I accomplished that goal. No sooner had we registered than I spent time with them shopping for workout clothes – with emphasis on the “spent”.
Then, two days a week, before dawn, I spent time trying to wake them up, get them up, and get them going. During the drive to and from the Wellness Center, I spent time trying to convince them that yes, they could get through an entire semester of 6:45 a.m. classes. By the end of the semester I was quite spent, so I obviously accomplished my goal.
However, I wouldn’t be completely honest if I failed to admit I had also hoped to get in shape. I did lose some inches, which mostly came right back on during the holiday season, but I figure (so to speak) I’m still ahead of where I would have been had I not lost those inches before I gained them back.
After the first class, my daughter Megan said, “Mom, we need to get you on the Wii, so you can learn the Zumba moves.”
I told her I was taking it easy on purpose—at my age I needed to exercise restraint.
“What are you talking about, ‘your age’?” she asked, truly puzzled.
“Meg, I’m nearly three times as old as you are,” I pointed out.
“Oh,” she said, in a small voice, obviously shocked. That evidently put it in perspective. Then she added. “But you work twice as hard as I do!”
And ten times as long, I might have pointed out, but decided not to rub it in.
After all, it’s more strength of will than strength of body that keeps me going; that’s something she may not yet understand.
My age showed in other ways. After the first day of class (which I smiled through, because it was so fun) I started wearing ear plugs. It wasn’t the music, it was the volume that bothered me. I asked the instructor if it was wise to have it set at 113.5 on the decibel scale. She replied that Zumba is supposed to depict a club atmosphere.
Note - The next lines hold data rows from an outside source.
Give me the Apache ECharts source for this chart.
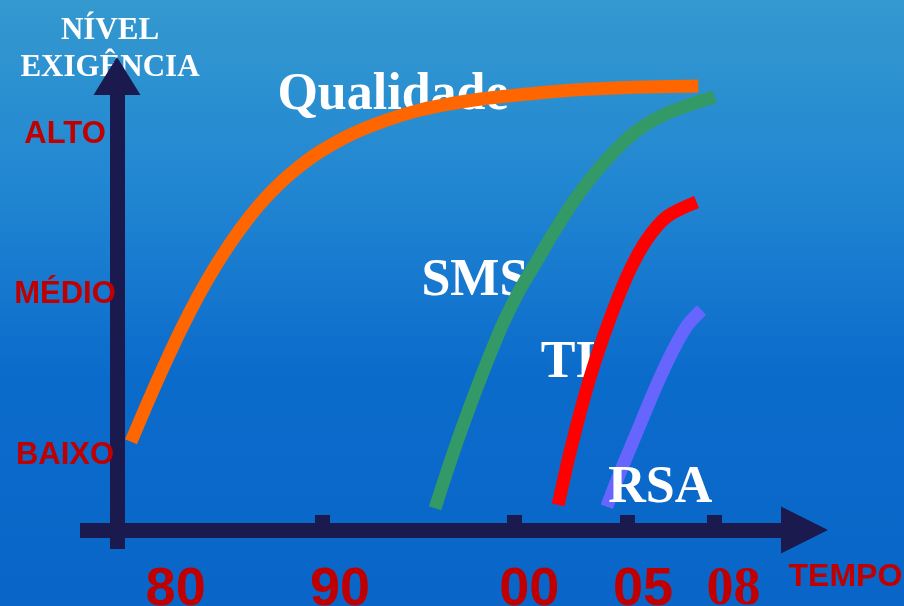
<!DOCTYPE html>
<html><head><meta charset="utf-8">
<script src="https://cdn.jsdelivr.net/npm/echarts@6/dist/echarts.min.js"></script>
<style>html,body{margin:0;padding:0;background:#1a7fd0;}#c{width:904px;height:606px;}</style>
</head><body><div id="c"></div>
<script>
// x: abstract time position (0..100), y: exigency level (BAIXO=1, MÉDIO=2, ALTO=3)
const periodLabels = ['80', '90', '00', '05', '08'];
const periodLabelPos = [13.2, 35.9, 62.0, 77.7, 90.2];
const periodTickPos = [33.4, 59.9, 75.5, 87.6];
const levelNames = ['BAIXO', 'MÉDIO', 'ALTO'];
const levelValues = [1, 2, 3];

const qualidade = [[7.04,1.083],[9.34,1.328],[11.65,1.562],[13.95,1.784],[16.26,1.987],[18.56,2.168],[20.87,2.330],[23.17,2.473],[25.48,2.598],[27.78,2.704],[30.09,2.794],[33.13,2.893],[37.72,3.007],[42.33,3.090],[46.93,3.153],[51.53,3.195],[56.13,3.226],[60.28,3.246],[67.18,3.275],[76.37,3.295],[85.34,3.303]];
const sms = [[49.0,0.667],[51.5,1.011],[53.8,1.301],[56.1,1.572],[58.4,1.822],[60.7,2.030],[63.0,2.206],[65.3,2.383],[68.1,2.581],[71.8,2.799],[76.4,3.007],[81.0,3.132],[87.6,3.236]];
const ti = [[66.0,0.688],[67.6,1.011],[69.5,1.343],[71.3,1.613],[73.6,1.905],[75.9,2.154],[78.2,2.342],[81.0,2.487],[85.1,2.579]];
const rsa = [[72.7,0.677],[74.5,0.886],[76.8,1.135],[79.1,1.385],[81.4,1.613],[83.7,1.801],[85.8,1.905]];

const seriesNames = ['Qualidade', 'SMS', 'TI', 'RSA'];
const seriesColors = ['#FF6600', '#339966', '#FF0000', '#6666FF'];
const nameAnchors = [[43.2, 3.246], [54.5, 2.083], [67.4, 1.568], [80.1, 0.788]];

const NAVY = '#1B1A4E';
const RED = '#C00000';

const chart = echarts.init(document.getElementById('c'), null, {renderer: 'canvas'});
const lineData = [qualidade, sms, ti, rsa];

const series = lineData.map((d, i) => ({
  name: seriesNames[i],
  type: 'line',
  data: d,
  smooth: 0.3,
  showSymbol: false,
  z: 3,
  lineStyle: {color: seriesColors[i], width: 13, cap: 'butt', join: 'round'},
  emphasis: {disabled: true}
}));

function labelSeries(idxs, z) {
  return {
    type: 'scatter',
    z: z,
    symbolSize: 0,
    silent: true,
    itemStyle: {opacity: 1},
    data: idxs.map(i => ({value: nameAnchors[i], name: seriesNames[i]})),
    label: {
      show: true, position: 'inside', formatter: p => p.name, opacity: 1,
      color: '#FFFFFF', fontFamily: "'Liberation Serif', 'Times New Roman', serif",
      fontWeight: 'bold', fontSize: 52
    },
    emphasis: {disabled: true}
  };
}
series.push(labelSeries([0, 1, 2], 2));
series.push(labelSeries([3], 5));

chart.setOption({
  animation: false,
  backgroundColor: {
    type: 'linear', x: 0, y: 0, x2: 0, y2: 1,
    colorStops: [
      {offset: 0, color: '#3499CE'},
      {offset: 0.3, color: '#2287D2'},
      {offset: 0.62, color: '#0B6BCB'},
      {offset: 1, color: '#0966C8'}
    ]
  },
  grid: {left: 80, right: 99.5, top: 76, bottom: 57, containLabel: false, outerBoundsMode: 'none'},
  xAxis: {
    type: 'value', min: 0, max: 100, offset: -19,
    name: '\nTEMPO', nameLocation: 'end', nameGap: -16, nameMoveOverlap: false,
    nameTextStyle: {
      color: RED, fontFamily: "'Liberation Sans', Arial, sans-serif", fontWeight: 'bold',
      fontSize: 32, lineHeight: 94, align: 'left', verticalAlign: 'middle'
    },
    splitLine: {show: false},
    axisLine: {show: true, lineStyle: {color: NAVY, width: 15, cap: 'butt'}, symbol: ['none', 'triangle'], symbolSize: [47, 47]},
    axisTick: {show: true, inside: true, length: 15, customValues: periodTickPos, lineStyle: {color: NAVY, width: 15}},
    axisLabel: {
      show: true, customValues: periodLabelPos, margin: 60, verticalAlign: 'middle',
      hideOverlap: false,
      formatter: v => {
        const i = periodLabelPos.findIndex(p => Math.abs(p - v) < 1e-6);
        const t = i >= 0 ? periodLabels[i] : '';
        return i === periodLabels.length - 1 ? '{s|' + t + '}' : t;
      },
      color: RED, fontFamily: "'Liberation Sans', Arial, sans-serif",
      fontWeight: 'bold', fontSize: 54,
      rich: {s: {color: RED, fontFamily: "'Liberation Serif', 'Times New Roman', serif", fontWeight: 'bold', fontSize: 54}}
    }
  },
  yAxis: {
    type: 'value', min: 0.4134, max: 3.365, offset: -37,
    name: 'NÍVEL\nEXIGÊNCIA', nameLocation: 'end', nameGap: -10, nameMoveOverlap: false,
    nameTextStyle: {
      color: '#FFFFFF', fontFamily: "'Liberation Serif', 'Times New Roman', serif", fontWeight: 'bold',
      fontSize: 31, lineHeight: 37, align: 'center', verticalAlign: 'bottom', padding: [0, 14, 0, 0]
    },
    splitLine: {show: false},
    axisLine: {show: true, lineStyle: {color: NAVY, width: 15, cap: 'butt'}, symbol: ['none', 'triangle'], symbolSize: [47, 38]},
    axisTick: {show: false},
    axisLabel: {
      show: true, customValues: levelValues, margin: 52, align: 'center', hideOverlap: false,
      padding: [5, 0, 0, 0],
      formatter: v => { const i = levelValues.indexOf(v); return i >= 0 ? levelNames[i] : ''; },
      color: RED, fontFamily: "'Liberation Sans', Arial, sans-serif", fontWeight: 'bold', fontSize: 31
    }
  },
  series: series
});
</script>
</body></html>
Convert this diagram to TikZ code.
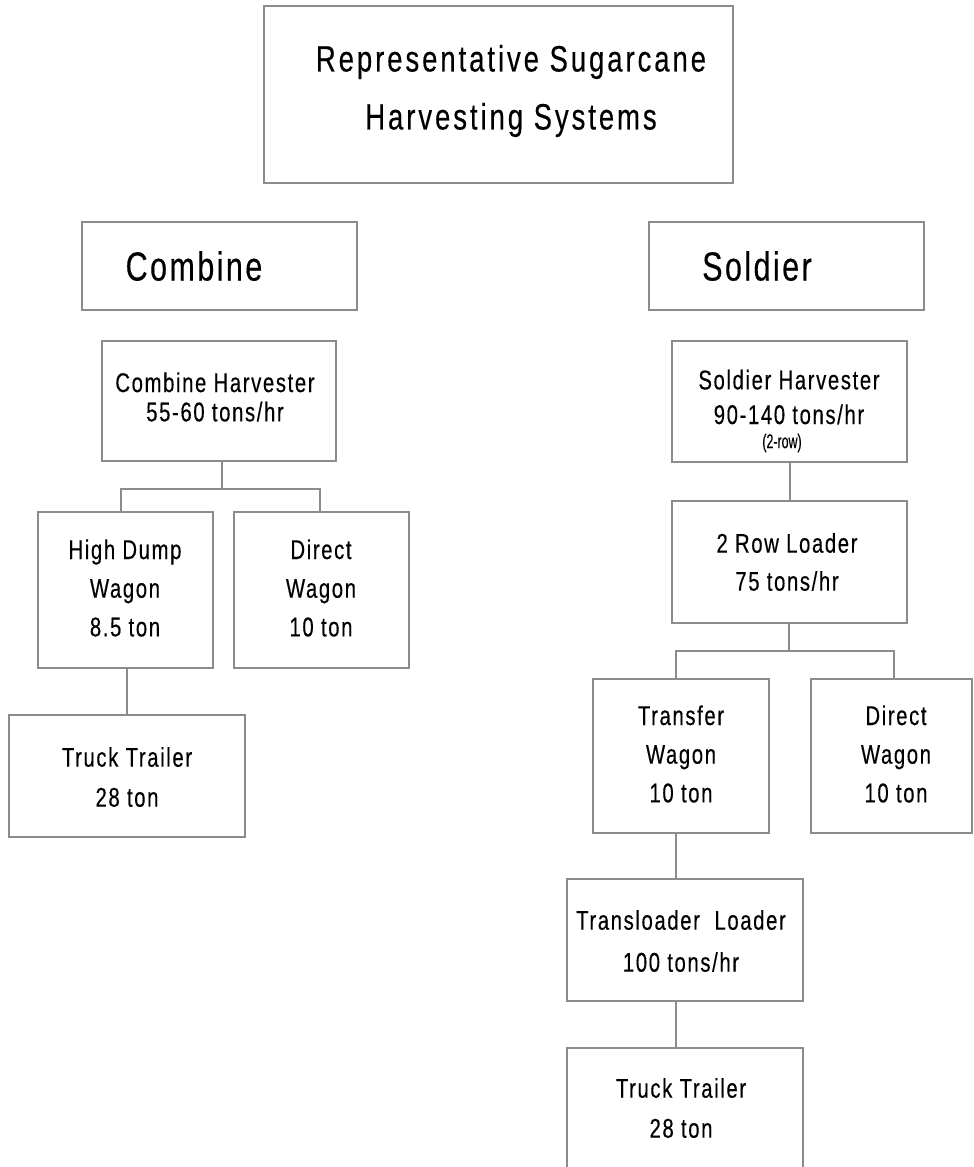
\documentclass[tikz,border=0pt]{standalone}
\usepackage{fontspec}
\setmainfont{Liberation Sans}[FakeStretch=0.75,LetterSpace=6,FakeBold=0.3]
\newfontfamily\titlefont{Liberation Sans}[FakeStretch=0.75,LetterSpace=8,FakeBold=0.3]
\newfontfamily\notefont{Liberation Sans}[FakeStretch=0.62,LetterSpace=0,FakeBold=0.3]
\definecolor{boxgray}{RGB}{140,140,140}
\begin{document}
\begin{tikzpicture}[x=0.75pt,y=-0.75pt,
  box/.style={draw=boxgray,line width=1.5pt,inner sep=0pt,outer sep=0pt,fill=none},
  conn/.style={draw=boxgray,line width=1.5pt},
  txt/.style={align=center,inner sep=0pt,text=black},
  ftitle/.style={font=\titlefont\fontsize{27.5}{43.5}\selectfont},
  fhead/.style={font=\fontsize{30.5}{30}\selectfont},
  fbody/.style={font=\fontsize{20.3}{#1}\selectfont},
  fbody/.default=29pt]
\useasboundingbox (0,0) rectangle (974,1167);
\clip (0,0) rectangle (974,1167);
\fill[white] (0,0) rectangle (974,1167);

% boxes
\node[box,minimum width=351.75pt,minimum height=132.75pt] (title) at (498.5,94.5) {};
\node[box,minimum width=206.25pt,minimum height=66pt] (comb) at (219.5,266) {};
\node[box,minimum width=206.25pt,minimum height=66pt] (sold) at (786.5,266) {};
\node[box,minimum width=175.5pt,minimum height=90pt] (ch) at (219,401) {};
\node[box,minimum width=176.25pt,minimum height=90.75pt] (sh) at (789.5,401.5) {};
\node[box,minimum width=131.25pt,minimum height=117pt] (hd) at (125.5,590) {};
\node[box,minimum width=131.25pt,minimum height=117pt] (dwl) at (321.5,590) {};
\node[box,minimum width=177pt,minimum height=91.5pt] (ttl) at (127,776) {};
\node[box,minimum width=176.25pt,minimum height=91.5pt] (rl) at (789.5,562) {};
\node[box,minimum width=132pt,minimum height=115.5pt] (tw) at (681,756) {};
\node[box,minimum width=120.75pt,minimum height=115.5pt] (dwr) at (891.5,756) {};
\node[box,minimum width=177pt,minimum height=91.5pt] (tl) at (685,940) {};
\node[box,minimum width=177pt,minimum height=91.5pt] (ttr) at (685,1109) {};

% texts
\node[txt,ftitle] (titletxt) at (511,91) {Representative Sugarcane\\Harvesting Systems};
\node[txt,fhead] (combtxt) at (194,266) {Combine};
\node[txt,fhead] (soldtxt) at (757,266) {Soldier};
\node[txt,fbody=22pt] (chtxt) at (215,397) {Combine Harvester\\55-60 tons/hr};
\node[txt,fbody=26pt] (shtxt) at (789,397) {Soldier Harvester\\90-140 tons/hr};
\node[txt,font=\notefont\fontsize{15}{15}\selectfont] (shnote) at (782,443) {(2-row)};
\node[txt,fbody] (hdtxt) at (125,588) {High Dump\\Wagon\\8.5 ton};
\node[txt,fbody] (dwltxt) at (321,588) {Direct\\Wagon\\10 ton};
\node[txt,fbody=30pt] (ttltxt) at (127,777) {Truck Trailer\\28 ton};
\node[txt,fbody=28.5pt] (rltxt) at (787,562) {2 Row Loader\\75 tons/hr};
\node[txt,fbody] (twtxt) at (681,754) {Transfer\\Wagon\\10 ton};
\node[txt,fbody] (dwrtxt) at (896,754) {Direct\\Wagon\\10 ton};
\node[txt,fbody=31.5pt] (tltxt) at (681,941) {Transloader\ \ Loader\\100 tons/hr};
\node[txt,fbody=30pt] (ttrtxt) at (681,1108) {Truck Trailer\\28 ton};

% connectors
\coordinate (jc) at (222,489);
\coordinate (jl) at (121,489);
\coordinate (jr) at (320,489);
\draw[conn] (ch.south -| jc) -- (jc);
\draw[conn] (jl |- hd.north) -- (jl) -- (jr) -- (jr |- dwl.north);
\draw[conn] (hd.south -| ttl.north) -- (ttl.north);

\draw[conn] (sh.south) -- (rl.north);
\coordinate (kc) at (789,651);
\coordinate (kl) at (676,651);
\coordinate (kr) at (894,651);
\draw[conn] (rl.south -| kc) -- (kc);
\draw[conn] (kl |- tw.north) -- (kl) -- (kr) -- (kr |- dwr.north);
\coordinate (tx) at (676,0);
\draw[conn] (tw.south -| tx) -- (tl.north -| tx);
\draw[conn] (tl.south -| tx) -- (ttr.north -| tx);
\end{tikzpicture}
\end{document}
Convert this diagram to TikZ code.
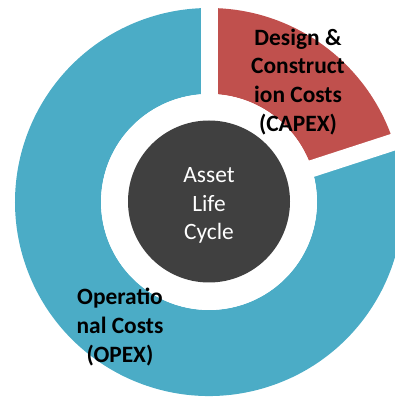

I didn’t point out that the only drinks in the room were found in water bottles, I just used my earplugs and kept smiling.
And okay, I’ll admit it, maybe it was the music. It wasn’t long before all of the songs’ lyrics were running through my head on a frequent basis and “Moves like Jagger” isn’t something I want embedded in my brain. I began to wonder if there could be a market for affirmation statements set to an energizing beat, then I could restore my ‘tude as well as my bod.
When the semester ended, so did our experiment with changing our lifestyle. The only way my girls could be morning people is if morning started at noon.
Consequently, we all got exercise DVD’s for Christmas, so we could set our own schedules. However, since leaving Zumba, my best workout was on a gray Saturday in January when I decided to BYOB: Boogie Your Own Body.
I was feeling silly and started doing the Hokey Pokey while standing on the wooden floor of the kitchen and putting my right foot “in” the carpeted family room.
“What are you doing?” my daughter Jenny asked, visibly alarmed.
“Turning myself around,” I sang to her, as I did just that.
“Oh my goodness, Mom,” she exclaimed, “you better move away from the windows before the neighbors see you!”
“Haven’t you ever done this?” I asked, teasing. “We used to do it all the time in grade school.”
“No,” she firmly insisted, her tone implying she would never stoop so low as to put her “bahootie” (as she calls it) in and shake it all about. Then she softened as she recalled, “Mr. Barlow made us do that Western dance, the ginger ale.”
“You mean the ‘Virginia Reel’?”
“Yeah, that one.”
Laughter is the best aerobic exercise of all: it’s like internal jogging.